Even those who managed to pay for or buy back into the insurance program aren’t safe from future losses of benefits, Johnson says. The temporary relief that the state provided has expired and the premiums are expected to increase again by as much as $200 a month, an amount that many can’t pay on their fixed incomes, she says. Fortunately for them, when they turn 65, Medicare will cover them because rule changes since Cullen’s day have allowed them to pay Medicare taxes.
The teacher retirement system, a pension program that gives a percentage of pay based on years of service, is designed for people who join TRSL immediately after college and teach for 30 to 40 years.
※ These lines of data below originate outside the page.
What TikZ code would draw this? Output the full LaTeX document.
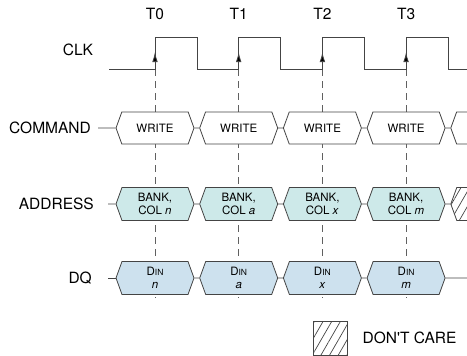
\documentclass[tikz,border=0pt]{standalone}
\usepackage{fontspec}
\setmainfont{TeX Gyre Heros}
\usepackage{tikz}
\usetikzlibrary{positioning}
\usetikzlibrary{arrows.meta,shapes.symbols,patterns.meta}

\definecolor{wiregray}{RGB}{68,68,68}
\definecolor{addrfill}{RGB}{205,233,233}
\definecolor{dqfill}{RGB}{205,225,238}

\begin{document}
\begin{tikzpicture}[x=1pt,y=1pt,>={Latex[length=10pt,width=5.5pt]},node distance=83.7pt,
        bus/.style={draw=wiregray,line width=0.8pt,shape=signal,signal to=east and west,
          signal pointer angle=140,minimum width=78pt,minimum height=33pt,inner sep=0pt,
          align=center,font=\fontsize{11.5}{13.5}\selectfont},
        cmd/.style={bus,fill=white,minimum height=32pt},
        addr/.style={bus,fill=addrfill},
        dq/.style={bus,fill=dqfill},
        hatch/.style={pattern={Lines[angle=60,distance=7.5pt,line width=0.7pt]},pattern color=wiregray},
        lbl/.style={anchor=east,inner sep=0pt,text height=10.5pt,text depth=0pt,font=\fontsize{15.5}{17}\selectfont},
        tlbl/.style={inner sep=0pt,font=\fontsize{15.5}{17}\selectfont},
        sig/.style={draw=wiregray,line width=0.8pt},
        guide/.style={draw=wiregray!85,line width=0.7pt,dash pattern=on 7pt off 5pt}]

  \useasboundingbox (0,0) rectangle (467,-356);

  % clock edges
  \node[tlbl] (t0) at (155,-14) {T0};
  \node[tlbl] (t1) [right of=t0] {T1};
  \node[tlbl] (t2) [right of=t1] {T2};
  \node[tlbl] (t3) [right of=t2] {T3};
  \node[tlbl] (clklbl) at (78,-50) {CLK};

  \foreach \i in {0,...,3}
    \draw[guide] (t\i |- 0,-69) -- (t\i |- 0,-298);

  \draw[sig] (109,-69) \foreach \i in {0,...,3} { -- (t\i |- 0,-69) -- (t\i |- 0,-37) -- ++(42,0) -- ++(0,-32) } -- (467,-69);
  \foreach \i in {0,...,3}
    \draw[sig,->,>={Latex[length=10pt,width=5.5pt,fill=black]}] (t\i |- 0,-69) -- (t\i |- 0,-52);

  % buses
  \node[lbl] (cmdlbl) at (91,-128) {COMMAND};
  \node[lbl] (addrlbl) at (94,-204) {ADDRESS};
  \node[lbl] (dqlbl) at (92,-278) {DQ};

  \node[cmd] (c0) at (155,-128) {WRITE};
  \node[cmd] (c1) [right of=c0] {WRITE};
  \node[cmd] (c2) [right of=c1] {WRITE};
  \node[cmd] (c3) [right of=c2] {WRITE};
  \node[cmd] (c4) [right of=c3] {};

  \node[addr] (a0) at (155,-204) {BANK,\\COL \textit{n}};
  \node[addr] (a1) [right of=a0] {BANK,\\COL \textit{a}};
  \node[addr] (a2) [right of=a1] {BANK,\\COL \textit{x}};
  \node[addr] (a3) [right of=a2] {BANK,\\COL \textit{m}};
  \node[bus,hatch] (a4) [right of=a3] {};

  \node[dq] (d0) at (155,-278) {D{\fontsize{8.5}{8.5}\selectfont IN}\\\textit{n}};
  \node[dq] (d1) [right of=d0] {D{\fontsize{8.5}{8.5}\selectfont IN}\\\textit{a}};
  \node[dq] (d2) [right of=d1] {D{\fontsize{8.5}{8.5}\selectfont IN}\\\textit{x}};
  \node[dq] (d3) [right of=d2] {D{\fontsize{8.5}{8.5}\selectfont IN}\\\textit{m}};
  \coordinate (dqend) at (467,-278);

  \draw[sig,shorten <=7pt] (cmdlbl) -- (c0);
  \draw[sig,shorten <=14pt] (addrlbl) -- (a0);
  \draw[sig,shorten <=16pt] (dqlbl) -- (d0);
  \foreach \i/\j in {0/1,1/2,2/3,3/4} {
    \draw[sig] (c\i) -- (c\j);
    \draw[sig] (a\i) -- (a\j);
  }
  \draw[sig] (d0) -- (d1);
  \draw[sig] (d1) -- (d2);
  \draw[sig] (d2) -- (d3);
  \draw[sig] (d3) -- (dqend);

  % legend
  \node[draw=wiregray,line width=0.8pt,hatch,minimum size=34pt,inner sep=0pt] (dcbox) at (330,-338) {};
  \node[tlbl,right=15pt of dcbox] (dclbl) {DON\textquotesingle T CARE};

\end{tikzpicture}
\end{document}
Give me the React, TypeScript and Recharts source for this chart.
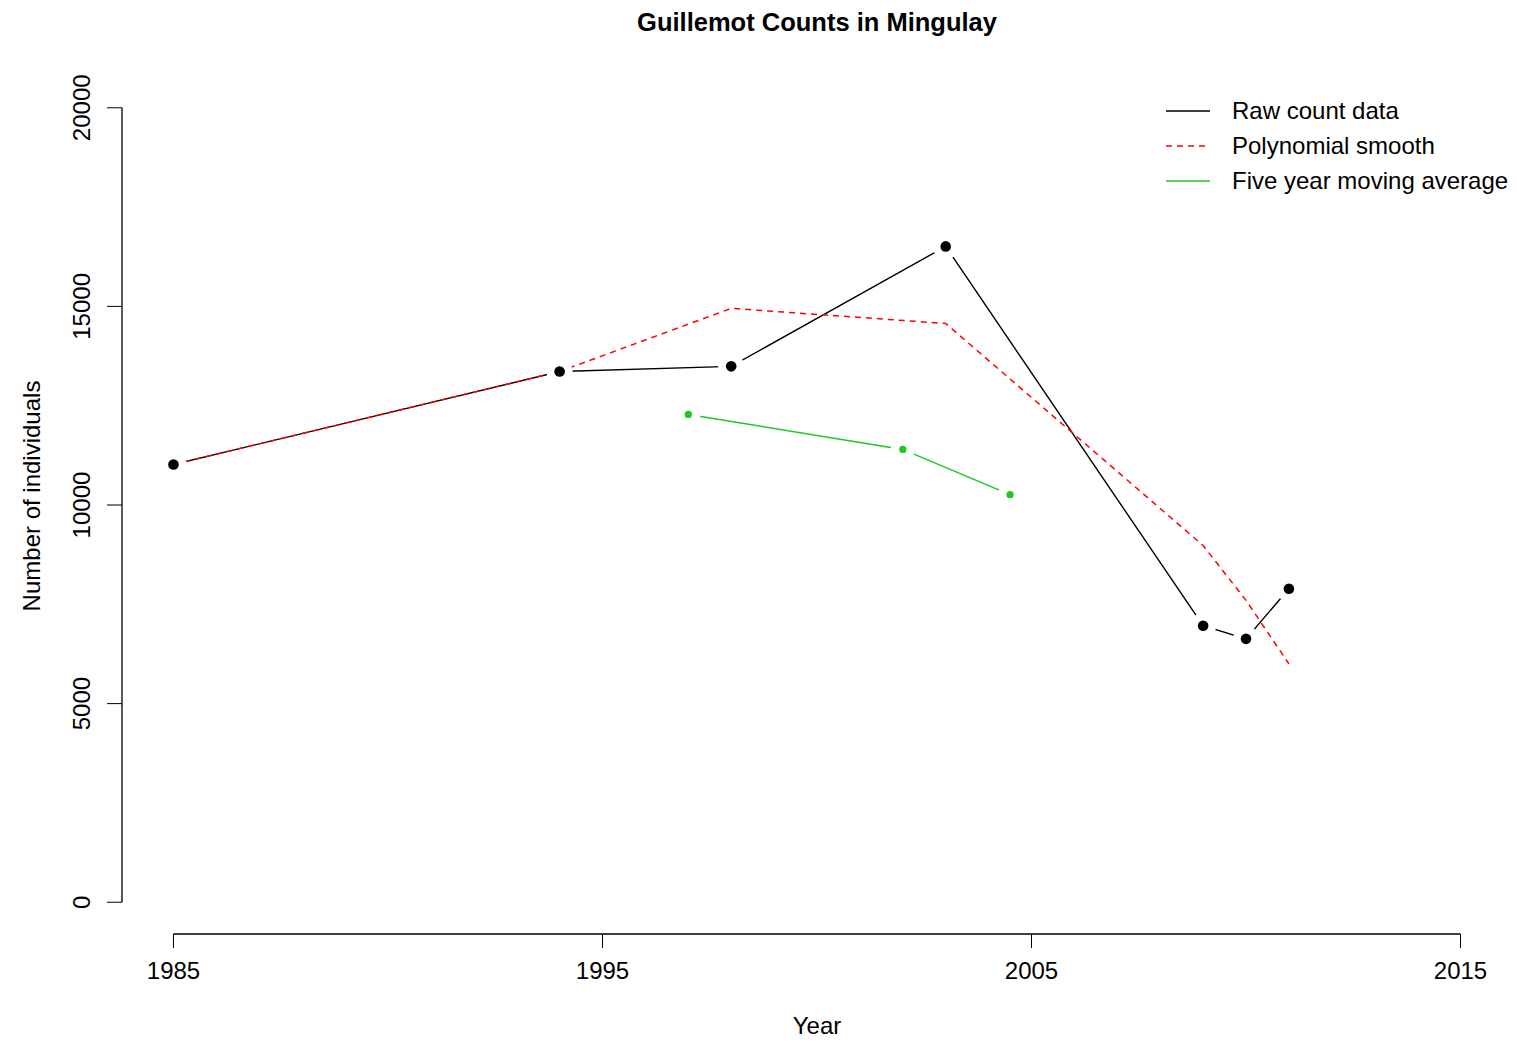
import React from 'react';
import { ComposedChart, Line, XAxis, YAxis, ReferenceLine, Legend, Customized } from 'recharts';

// survey years and raw counts
const rawYears = [1985, 1994, 1998, 2003, 2009, 2010, 2011];
const rawCounts = [11020, 13360, 13490, 16510, 6960, 6630, 7890];

// polynomial fit, evaluated at the survey years
const smoothCounts = [11020, 13360, 14950, 14570, 8980, 7600, 6000];

// five year moving average
const avgYears = [1997, 2002, 2004.5];
const avgCounts = [12280, 11400, 10260];

const xTicks = [1985, 1995, 2005, 2015];
const yTicks = [0, 5000, 10000, 15000, 20000];

const legendLabels = ['Raw count data', 'Polynomial smooth', 'Five year moving average'];
const legendColors = ['#000000', '#ff0000', '#1ec81e'];
const legendDashes = ['', '6 5', ''];

const rawData = rawYears.map((year, i) => ({ year, value: rawCounts[i] }));
const smoothData = rawYears.map((year, i) => ({ year, value: smoothCounts[i] }));
const avgData = avgYears.map((year, i) => ({ year, value: avgCounts[i] }));

const FONT = '"Liberation Sans", Arial, sans-serif';

// R type="b": points with a gap in the line around them
const RawDot = (props: any) => {
    const { cx, cy, index } = props;
    if (cx == null || cy == null) return <g key={`raw-${index}`} />;
    return (
        <g key={`raw-${index}`}>
            <circle cx={cx} cy={cy} r={13} fill="#fff" />
            <circle cx={cx} cy={cy} r={5.3} fill="#000" />
        </g>
    );
};

const AvgDot = (props: any) => {
    const { cx, cy, index } = props;
    if (cx == null || cy == null) return <g key={`avg-${index}`} />;
    return (
        <g key={`avg-${index}`}>
            <circle cx={cx} cy={cy} r={12} fill="#fff" />
            <circle cx={cx} cy={cy} r={3.6} fill="#1ec81e" />
        </g>
    );
};

const YTick = (props: any) => {
    const { y, payload } = props;
    return (
        <text x={90} y={y} transform={`rotate(-90 90 ${y})`} textAnchor="middle"
            fontSize={24} fill="#000" fontFamily={FONT}>
            {payload.value}
        </text>
    );
};

const Texts = () => (
    <g fontFamily={FONT} fill="#000">
        <text x={817} y={31} textAnchor="middle" fontSize={25.5} fontWeight="bold">
            Guillemot Counts in Mingulay
        </text>
        <text x={817} y={1034} textAnchor="middle" fontSize={24}>Year</text>
        <text x={40} y={496} transform="rotate(-90 40 496)" textAnchor="middle" fontSize={24}>
            Number of individuals
        </text>
    </g>
);

const LegendBox = () => (
    <svg width={360} height={110} style={{ display: 'block' }}>
        {legendLabels.map((label, i) => (
            <g key={label}>
                <line x1={6} x2={50} y1={21 + 35 * i} y2={21 + 35 * i}
                    stroke={legendColors[i]} strokeWidth={1.5}
                    strokeDasharray={legendDashes[i] || undefined} />
                <text x={72} y={29 + 35 * i} fontSize={24} fontFamily={FONT} fill="#000">{label}</text>
            </g>
        ))}
    </svg>
);

export default function App() {
    return (
        <div style={{ position: 'absolute', left: 0, top: 0, background: '#fff' }}>
            <ComposedChart width={1517} height={1049} margin={{ top: 76, right: 5, left: 0, bottom: 0 }}>
                <XAxis type="number" dataKey="year" domain={[1983.8, 2016.2]} allowDataOverflow
                    ticks={xTicks} axisLine={false} tickSize={14} tickMargin={14} height={115}
                    tickLine={{ stroke: '#000' }} tick={{ fill: '#000', fontSize: 24, fontFamily: FONT }} />
                <YAxis type="number" domain={[-800, 20800]} allowDataOverflow ticks={yTicks}
                    axisLine={false} tickSize={15} width={122} tickLine={{ stroke: '#000' }} tick={<YTick />} />
                <ReferenceLine segment={[{ x: 1985, y: -800 }, { x: 2015, y: -800 }]}
                    stroke="#000" strokeWidth={1.3} ifOverflow="visible" />
                <ReferenceLine segment={[{ x: 1983.8, y: 0 }, { x: 1983.8, y: 20000 }]}
                    stroke="#000" strokeWidth={1.3} ifOverflow="visible" />
                <Line data={rawData} dataKey="value" type="linear" stroke="#000" strokeWidth={1.4}
                    dot={RawDot} activeDot={false} isAnimationActive={false} />
                <Line data={smoothData} dataKey="value" type="linear" stroke="#ff0000" strokeWidth={1.5}
                    strokeDasharray="6 5" dot={false} activeDot={false} isAnimationActive={false} />
                <Line data={avgData} dataKey="value" type="linear" stroke="#1ec81e" strokeWidth={1.5}
                    dot={AvgDot} activeDot={false} isAnimationActive={false} />
                <Customized component={<Texts />} />
                <Legend layout="vertical" align="center" verticalAlign="middle" content={<LegendBox />}
                    wrapperStyle={{ position: 'absolute', left: 1160, top: 90, width: 360 }} />
            </ComposedChart>
        </div>
    );
}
Teachers with 30 years of service receive 75 percent of the average of their highest three years of salary for life. Teachers who teach for 40 years receive 100 percent. By any measure, that’s a generous pension, but that result isn’t possible for teachers who turn to teaching later in life. A person who starts teaching in his or her 40s may teach for 20 years to receive half pay, not considered near enough by today’s experts who advise retiring with no less than 75 percent of one’s income.
Many expect to reach the 75 percent figure by adding Social Security benefits. But loss of earned federal benefits is another potential side effect of receiving Louisiana teacher retirement. Most know that they are not paying into Social Security but they’re unaware of the partial to full loss of the benefits they’ve earned from outside employment until late into their teaching careers.
Because they haven’t read the fine print, many naively count on a patchwork of benefits to make up for the loss of a full salary – the partial salary granted by the TRSL plus the Social Security benefits that either they earned themselves during a 40- to 50-year working history or their spouses earned during theirs.
For those who paid substantial Social Security taxes before becoming a teacher and joining TRSL, or through a second job while teaching, it can come as a shock to learn that a significant percentage of the Social Security benefit that the federal government promised at age 62, 65 or 66 won’t be paid after all. Because TRSL members don’t pay Social Security taxes – they pay into TRSL instead – their compiled Social Security benefit from other employment is reduced. In 2005, the Windfall Elimination Provision reduced Social Security benefits as much as $313.50 per month. The amount differs per individual and year of retirement, depending on pre-teaching earnings and annual benefit adjustments.
Under Social Security rules, the surviving spouse of a deceased pensioner is paid one-half of the deceased person’s benefit if the spouse didn’t work long enough under Social Security to have earned a benefit of his or her own. But a vested TRSL member loses most or all of that benefit under the Government Pension Offset provision, an additional federal rule designed to prevent government-related retirees from “double dipping.” There are some exceptions to the Windfall Elimination Provision and Government Pension Offset but they leave few teachers untouched.
These reductions may seem fair to taxpayers who worked long and hard for their modest Social Security benefits, but in some circumstances these provisions create situations where teachers must work long past regular retirement age to earn enough benefits to support their retirement. Many feel betrayed.
“To me, it’s an outrage to pay into an insurance policy and then when you reach the age of maturity, they find an excuse for not giving it to you. It’s Katrina all over again,” says Ron Chapman, a history professor at Nunez Community College and former small business owner who paid Social Security taxes for decades before switching careers.
Teachers who thought they could retire at 62 or 65 often learn in state-sponsored retirement workshops that the Social Security reductions mean working well into their 70s.
“I’ve seen some really upset people,” says Heather Landry, a TRSL representative who travels around the state holding teacher workshops. “They expect to get Social Security and all of a sudden it’s taken away.”